Os aliados de Serra consideraram o encontro uma provocação, pois Ciro é inimigo público do governador de São Paulo, além de integrante da base aliada do governo. Ciro almoçou no Palácio das Mangabeiras, residência oficial do governador de Minas. "Se Aécio Neves se viabilizar como candidato a presidente da República, penso que sua presença é tão importante para o Brasil que minha candidatura não seria mais necessária", afirmou Ciro. "Considero agudamente necessário não permitir que o país dê tanto espaço à fisiologia, ao clientelismo e à corrupção, como tem sido ao longo dos últimos 16 anos no Brasil, em função da radicalização paroquial entre o PT e o PSDB de São Paulo."

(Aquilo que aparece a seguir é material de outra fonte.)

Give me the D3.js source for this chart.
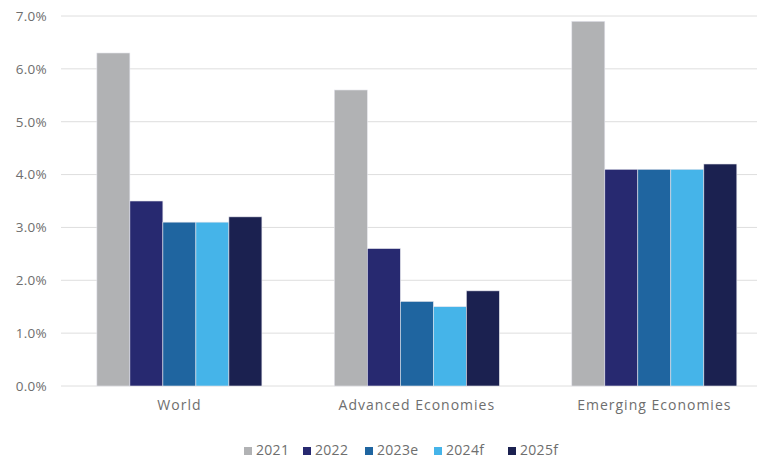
<!DOCTYPE html>
<html>
<head>
<meta charset="utf-8">
<script src="https://cdn.jsdelivr.net/npm/d3@7"></script>
<style>
  body { margin: 0; background: #fff; }
  text { font-family: "Open Sans", Lato, sans-serif; fill: #6e6e6e; }
</style>
</head>
<body>
<div id="chart"></div>
<script>
const categories = ["World", "Advanced Economies", "Emerging Economies"];
const seriesNames = ["2021", "2022", "2023e", "2024f", "2025f"];
const values2021 = [6.3, 5.6, 6.9];
const values2022 = [3.5, 2.6, 4.1];
const values2023e = [3.1, 1.6, 4.1];
const values2024f = [3.1, 1.5, 4.1];
const values2025f = [3.2, 1.8, 4.2];
const yTicks = [0, 1, 2, 3, 4, 5, 6, 7];
const colors = ["#b1b2b4", "#272970", "#1f65a0", "#45b4e9", "#1b2150"];

const allValues = [values2021, values2022, values2023e, values2024f, values2025f];
const data = categories.map((c, i) => ({
    category: c,
    values: seriesNames.map((s, j) => ({ key: s, value: allValues[j][i] }))
}));

const W = 760, H = 459;
const margin = { top: 16, right: 3, bottom: 73, left: 61 };
const width = W - margin.left - margin.right;
const height = H - margin.top - margin.bottom;

const svg = d3.select("#chart").append("svg")
    .attr("width", W).attr("height", H)
    .append("g")
    .attr("transform", `translate(${margin.left},${margin.top})`);

const x0 = d3.scaleBand().domain(categories).range([0, width])
    .paddingInner(0.305).paddingOuter(0.118).align(0.64);
const x1 = d3.scaleBand().domain(seriesNames).range([0, x0.bandwidth()]);
const y = d3.scaleLinear().domain([0, 7]).range([height, 0]);
const color = d3.scaleOrdinal().domain(seriesNames).range(colors);

// gridlines
svg.append("g").selectAll("line")
    .data(yTicks)
    .join("line")
    .attr("x1", 0).attr("x2", width)
    .attr("y1", d => y(d)).attr("y2", d => y(d))
    .attr("stroke", "#dedede").attr("stroke-width", 1);

// y axis labels
const yAxis = svg.append("g")
    .call(d3.axisLeft(y).tickValues(yTicks).tickFormat(d => d.toFixed(1) + "%").tickSize(0).tickPadding(14));
yAxis.select(".domain").remove();
yAxis.selectAll("text")
    .style("font-size", "13.5px")
    .style("letter-spacing", "0.3px")
    .attr("fill", "#6e6e6e");

// bars
svg.append("g").selectAll("g")
    .data(data)
    .join("g")
    .attr("transform", d => `translate(${x0(d.category)},0)`)
    .selectAll("rect")
    .data(d => d.values)
    .join("rect")
    .attr("x", d => x1(d.key))
    .attr("y", d => y(d.value))
    .attr("width", x1.bandwidth())
    .attr("height", d => y(0) - y(d.value))
    .attr("fill", d => color(d.key))
    .attr("stroke", "#e4e4ec")
    .attr("stroke-width", 0.6);

// x axis labels
const xAxis = svg.append("g")
    .attr("transform", `translate(0,${height})`)
    .call(d3.axisBottom(x0).tickSize(0).tickPadding(14));
xAxis.select(".domain").remove();
xAxis.selectAll("text")
    .style("font-size", "14px")
    .style("letter-spacing", "1px")
    .attr("fill", "#6e6e6e");

// legend
const legendX = [244, 303, 365, 434, 508];
const legend = svg.append("g")
    .attr("transform", `translate(${-margin.left},${H - margin.top - 4})`)
    .selectAll("g")
    .data(seriesNames)
    .join("g")
    .attr("transform", (d, i) => `translate(${legendX[i]},0)`);
legend.append("rect")
    .attr("x", 0).attr("y", -8)
    .attr("width", 8).attr("height", 8)
    .attr("fill", d => color(d));
legend.append("text")
    .attr("x", 12).attr("y", 0)
    .style("font-size", "14px")
    .style("letter-spacing", "0.3px")
    .text(d => d);
</script>
</body>
</html>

Em seguida, ao falar sobre sua possível entrada na disputa pelo governo de São Paulo, Ciro chamou José Serra de "o coiso". As referências negativas ao tucanato feitas ao lado de Aécio acirraram os ânimos dos serristas. "Como construir alguma coisa para 2010, se Ciro é o maior adversário do governo Fernando Henrique e Aécio foi líder do PSDB no governo?", pergunta o deputado Arnaldo Madeira (PSDB-SP). "Ciro é um desafeto do PSDB e faz campanha nacional contra o partido", diz a deputada Marisa Serrano (PSDB-MS). Nas conversas internas, os aliados de Serra demonstram dúvidas quanto às intenções de Aécio ao estreitar os laços com Ciro. Eles reclamam do que consideram "corpo mole" nas duas últimas campanhas presidenciais, quando Aécio concorria ao governo de Minas e fez gestos de simpatia por Lula. Esse comportamento irritou Serra e Geraldo Alckmin, candidatos do PSDB em 2002 e 2006, respectivamente. Para muitos, o estilo do governador mineiro se traduz na prática como uma traição. "Não dá para ver uma possibilidade real de Ciro apoiar o Aécio em 2010", diz o secretário municipal de Esportes de São Paulo, Walter Feldman, ligado a Serra.

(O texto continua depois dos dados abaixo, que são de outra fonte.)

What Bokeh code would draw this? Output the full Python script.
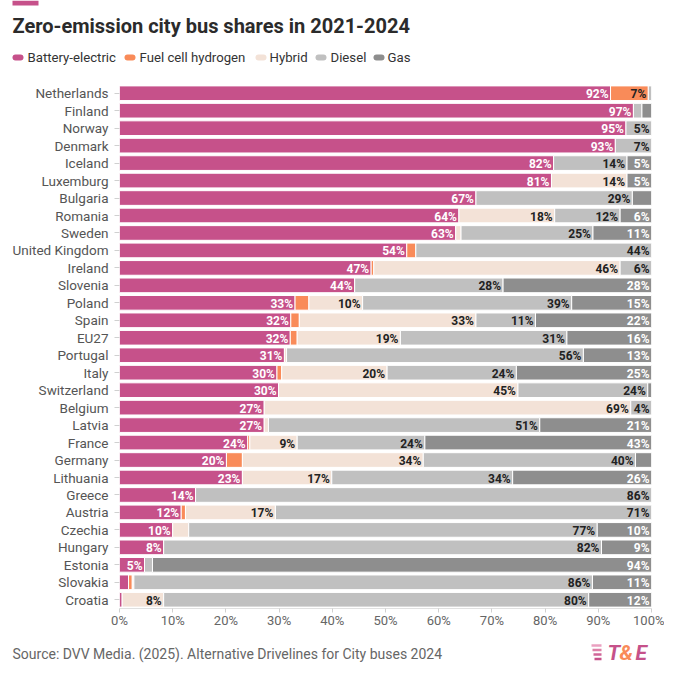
from bokeh.plotting import figure
from bokeh.layouts import column
from bokeh.models import ColumnDataSource, FactorRange, FixedTicker
from bokeh.core.properties import value
from bokeh.embed import file_html
from bokeh.resources import INLINE

countries = ["Netherlands", "Finland", "Norway", "Denmark", "Iceland", "Luxemburg", "Bulgaria",
             "Romania", "Sweden", "United Kingdom", "Ireland", "Slovenia", "Poland", "Spain", "EU27",
             "Portugal", "Italy", "Switzerland", "Belgium", "Latvia", "France", "Germany", "Lithuania",
             "Greece", "Austria", "Czechia", "Hungary", "Estonia", "Slovakia", "Croatia"]
bev =    [92.3, 96.6, 95.2, 93.2, 81.6, 81.2, 67.0, 63.8, 63.2, 54.0, 47.3, 44.2, 33.0, 32.2, 32.1,
          31.0, 29.6, 29.9, 27.2, 27.2, 24.1, 20.1, 23.1, 14.3, 11.6, 10.0, 8.3, 4.7, 1.7, 0.5]
fch =    [7.1, 0, 0, 0, 0, 0, 0, 0, 0, 1.7, 0.5, 0, 2.6, 1.6, 1.3,
          0, 0.9, 0, 0, 0, 0.4, 3.0, 0, 0, 0.8, 0, 0, 0, 0.7, 0]
hybrid = [0, 0, 0, 0, 0, 14.2, 0, 18.0, 1.0, 0, 46.3, 0, 10.1, 33.2, 19.4,
          0.4, 19.8, 45.0, 68.9, 0.8, 8.9, 34.0, 16.8, 0, 16.9, 3.0, 0, 0, 0.3, 7.8]
diesel = [0.6, 1.6, 4.8, 6.8, 13.8, 0, 29.4, 12.3, 24.8, 44.3, 5.9, 27.9, 39.3, 11.2, 31.3,
          55.8, 24.3, 24.4, 3.9, 51.0, 24.0, 39.9, 34.0, 85.7, 70.7, 76.8, 82.3, 1.5, 86.2, 79.9]
gas =    [0, 1.8, 0, 0, 4.6, 4.6, 3.6, 5.9, 11.0, 0, 0, 27.9, 15.0, 21.8, 15.9,
          12.8, 25.4, 0.7, 0, 21.0, 42.6, 3.0, 26.1, 0, 0, 10.2, 9.4, 93.8, 11.1, 11.8]
series_names = ["Battery-electric", "Fuel cell hydrogen", "Hybrid", "Diesel", "Gas"]
x_ticks = [0, 10, 20, 30, 40, 50, 60, 70, 80, 90, 100]
title_text = "Zero-emission city bus shares in 2021-2024"
source_text = "Source: DVV Media. (2025). Alternative Drivelines for City buses 2024"
logo_parts = ["T", "&", "E"]

colors = ["#c6518a", "#f98b59", "#f3e2d7", "#c0c0c0", "#8e8e8e"]
label_colors = ["#ffffff", "#222222", "#222222", "#222222", "#ffffff"]
FONT = "Roboto"
W = 664
HEAD_H = 70
MAIN_H = 560
FOOT_H = 34


def blank(h):
    f = figure(width=W, height=h, x_range=(0, W), y_range=(h, 0), output_backend="svg",
               toolbar_location=None, x_axis_location=None, y_axis_location=None,
               min_border=0, min_border_left=0, min_border_right=0, min_border_top=0,
               min_border_bottom=0, frame_align=False)
    f.outline_line_color = None
    f.xgrid.grid_line_color = None
    f.ygrid.grid_line_color = None
    return f


# ---------------- header: accent bar, title, legend ----------------
head = blank(HEAD_H)
head.quad(left=[12], right=[38], top=[0], bottom=[5], fill_color=colors[0], line_color=None)
head.text(x=[12], y=[25], text=[title_text], text_font=value(FONT), text_font_style="bold",
          text_font_size="20px", text_color="#2b2b2b", text_baseline="middle")
sw_left = [12, 124, 255, 315, 373]
txt_left = [27, 139, 269, 330, 387]
head.segment(x0=[s + 3 for s in sw_left], x1=[s + 8 for s in sw_left], y0=[57] * 5, y1=[57] * 5,
             line_color=colors, line_width=6, line_cap="round")
head.text(x=txt_left, y=[57] * 5, text=series_names, text_font=value(FONT), text_font_size="13.2px",
          text_color="#333333", text_baseline="middle")

# ---------------- main chart ----------------
p = figure(width=W, height=MAIN_H, y_range=FactorRange(*reversed(countries)), x_range=(0, 100),
           output_backend="svg", toolbar_location=None, frame_align=False,
           min_border_left=119, min_border_right=13, min_border_top=14, min_border_bottom=22)
p.outline_line_color = None
p.xgrid.grid_line_color = None
p.ygrid.grid_line_color = None

series = [bev, fch, hybrid, diesel, gas]
cum = [0.0] * len(countries)
lab = {"x": [], "y": [], "t": [], "c": []}
for k, vals in enumerate(series):
    ys, ls, rs = [], [], []
    for i, v in enumerate(vals):
        left = cum[i]
        right = left + v
        cum[i] = right
        if v > 0:
            ys.append(countries[i]); ls.append(left); rs.append(right)
        if v >= 3.8:
            lab["x"].append(right); lab["y"].append(countries[i])
            lab["t"].append(f"{int(v + 0.5)}%"); lab["c"].append(label_colors[k])
    src = ColumnDataSource(dict(y=ys, left=ls, right=rs))
    p.hbar(y="y", left="left", right="right", height=0.84, source=src,
           fill_color=colors[k], line_color="white", line_width=1)

p.text(x="x", y="y", text="t", text_color="c", source=ColumnDataSource(lab),
       text_align="right", text_baseline="middle", x_offset=-2, y_offset=1,
       text_font=value(FONT), text_font_style="bold", text_font_size="12px")

p.xaxis.ticker = FixedTicker(ticks=x_ticks)
p.xaxis.major_label_overrides = {t: f"{t}%" for t in x_ticks}
p.xaxis.axis_line_color = "#e0e0e0"
p.xaxis.major_tick_line_color = "#d0d0d0"
p.xaxis.major_tick_out = 4
p.xaxis.major_tick_in = 0
p.xaxis.minor_tick_line_color = None
p.xaxis.major_label_standoff = 0
p.xaxis.major_label_text_color = "#666666"
p.xaxis.major_label_text_font = FONT
p.xaxis.major_label_text_font_size = "13px"

p.yaxis.axis_line_color = None
p.yaxis.major_tick_line_color = "#d0d0d0"
p.yaxis.major_tick_out = 5
p.yaxis.major_tick_in = 0
p.yaxis.major_label_standoff = 6
p.yaxis.major_label_text_color = "#555555"
p.yaxis.major_label_text_font = FONT
p.yaxis.major_label_text_font_size = "13.5px"

# ---------------- footer: source and logo ----------------
foot = blank(FOOT_H)
foot.text(x=[12], y=[23], text=[source_text], text_font=value(FONT), text_font_size="14px",
          text_color="#666666", text_baseline="middle")
stripe_cols = ["#eaa0c0", "#dd80a8", "#d06698", "#c6518a"]
stripe_y = [15, 19.5, 24, 28.5]
foot.segment(x0=[591, 592, 593, 594], x1=[601, 601, 601, 601], y0=stripe_y, y1=stripe_y,
             line_color=stripe_cols, line_width=2.5)
foot.text(x=[607, 619, 635], y=[22, 22, 22], text=logo_parts,
          text_color=[colors[0], colors[1], colors[0]], text_font=value(FONT),
          text_font_style="bold italic", text_font_size="21px", text_baseline="middle")

layout = column(head, p, foot, spacing=0)
open("out.html", "w").write(file_html(layout, INLINE))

O grupo de tucanos que apoia Aécio diz que aqueles que cercam Serra veem traição em todos os gestos de Aécio para consolidar sua candidatura ao Planalto. "Aécio é o político no partido com maior capacidade de articulação. É até um desperdício pedir que ele abra mão desse potencial", afirma o deputado Rodrigo Castro (PSDB-MG), um dos mais próximos a Aécio.
O encontro com Ciro e a reação do grupo serrista deixaram Aécio na incômoda posição de ter de se explicar. Na quinta-feira 19, o jornal O Globo publicou uma longa carta em que Aécio se defende das críticas. Ele afirma não ver problemas em conversar com adversários e condena quem viu o encontro como uma provocação a Serra. Aécio diz que Ciro já esteve diversas vezes em Minas e que, na semana passada, não falou mal de Serra. A carta ignora a referência de Ciro a "o coiso".

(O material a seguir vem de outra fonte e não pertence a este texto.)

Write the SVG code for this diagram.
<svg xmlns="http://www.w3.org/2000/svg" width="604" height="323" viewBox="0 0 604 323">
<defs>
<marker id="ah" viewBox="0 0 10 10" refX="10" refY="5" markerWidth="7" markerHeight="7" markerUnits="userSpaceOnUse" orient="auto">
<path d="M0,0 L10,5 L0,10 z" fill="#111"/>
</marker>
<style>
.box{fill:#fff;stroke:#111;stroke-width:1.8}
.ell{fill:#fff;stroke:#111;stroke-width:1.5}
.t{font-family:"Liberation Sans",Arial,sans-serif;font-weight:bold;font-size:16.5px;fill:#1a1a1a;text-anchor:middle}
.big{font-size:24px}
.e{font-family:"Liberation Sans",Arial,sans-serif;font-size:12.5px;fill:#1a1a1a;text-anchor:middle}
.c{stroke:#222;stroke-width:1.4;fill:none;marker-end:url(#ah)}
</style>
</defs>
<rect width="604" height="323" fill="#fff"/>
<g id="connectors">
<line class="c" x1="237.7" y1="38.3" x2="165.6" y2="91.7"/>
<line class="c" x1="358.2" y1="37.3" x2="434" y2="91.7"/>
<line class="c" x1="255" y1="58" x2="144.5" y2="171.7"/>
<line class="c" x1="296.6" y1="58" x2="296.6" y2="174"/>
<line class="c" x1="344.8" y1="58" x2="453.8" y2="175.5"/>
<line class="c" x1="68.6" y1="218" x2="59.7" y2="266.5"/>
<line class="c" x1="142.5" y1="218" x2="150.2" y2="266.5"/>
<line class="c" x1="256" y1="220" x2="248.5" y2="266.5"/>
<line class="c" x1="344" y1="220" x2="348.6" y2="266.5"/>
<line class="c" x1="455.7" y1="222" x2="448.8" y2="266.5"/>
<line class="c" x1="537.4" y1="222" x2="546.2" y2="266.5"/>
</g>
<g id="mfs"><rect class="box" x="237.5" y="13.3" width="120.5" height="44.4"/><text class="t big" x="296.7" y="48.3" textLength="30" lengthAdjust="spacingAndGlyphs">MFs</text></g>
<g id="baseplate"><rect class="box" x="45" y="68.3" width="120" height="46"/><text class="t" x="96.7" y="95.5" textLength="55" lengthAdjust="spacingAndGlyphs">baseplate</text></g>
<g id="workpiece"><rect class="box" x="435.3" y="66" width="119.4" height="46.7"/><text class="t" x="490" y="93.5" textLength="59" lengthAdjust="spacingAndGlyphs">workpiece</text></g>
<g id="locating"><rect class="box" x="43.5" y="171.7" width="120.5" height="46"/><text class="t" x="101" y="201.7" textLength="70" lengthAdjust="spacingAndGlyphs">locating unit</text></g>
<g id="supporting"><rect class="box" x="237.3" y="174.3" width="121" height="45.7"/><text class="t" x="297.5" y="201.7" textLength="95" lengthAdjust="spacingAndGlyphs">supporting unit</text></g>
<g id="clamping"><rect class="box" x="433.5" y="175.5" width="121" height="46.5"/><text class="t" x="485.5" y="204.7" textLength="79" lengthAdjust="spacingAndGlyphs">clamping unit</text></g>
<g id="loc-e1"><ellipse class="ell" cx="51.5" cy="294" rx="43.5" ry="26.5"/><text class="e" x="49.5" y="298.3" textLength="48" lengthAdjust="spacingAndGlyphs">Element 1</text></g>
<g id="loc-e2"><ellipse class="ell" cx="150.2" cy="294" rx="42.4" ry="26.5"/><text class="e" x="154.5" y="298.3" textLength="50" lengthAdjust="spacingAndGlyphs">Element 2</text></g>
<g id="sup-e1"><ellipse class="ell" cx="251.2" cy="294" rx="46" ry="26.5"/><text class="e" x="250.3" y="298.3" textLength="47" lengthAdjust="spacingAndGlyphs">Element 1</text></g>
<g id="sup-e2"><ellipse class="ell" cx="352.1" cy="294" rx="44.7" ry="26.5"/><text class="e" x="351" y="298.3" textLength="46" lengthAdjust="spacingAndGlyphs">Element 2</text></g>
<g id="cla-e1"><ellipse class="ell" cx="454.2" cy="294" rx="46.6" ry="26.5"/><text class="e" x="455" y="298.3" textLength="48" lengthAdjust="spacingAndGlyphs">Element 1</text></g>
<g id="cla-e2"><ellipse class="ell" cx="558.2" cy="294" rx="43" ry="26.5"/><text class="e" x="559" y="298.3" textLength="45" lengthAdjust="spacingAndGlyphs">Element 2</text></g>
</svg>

Apesar das ponderações, tucanos menos envolvidos com os projetos pessoais dos dois governadores avaliam que, desta vez, Aécio foi longe demais. Ao dar espaço a Ciro, Aécio estaria criando obstáculos para um acordo com Serra, único caminho para a oposição conseguir derrotar o governo. Preocupado com o acirramento da briga, o presidente nacional do PSDB, senador Sérgio Guerra (PE), tenta conciliar os dois lados para evitar prejuízos. "Os movimentos de Aécio nesta fase de pré-campanha são mais do que legítimos", diz Guerra. "Mas a pré-campanha não pode atrapalhar o segundo capítulo: o apoio dos eleitores de Minas e São Paulo ao nosso candidato." Empenhado em acalmar os ânimos, o líder do partido na Câmara, José Aníbal (SP), afirma: "Não existe uma crise no PSDB. Existe muita ansiedade".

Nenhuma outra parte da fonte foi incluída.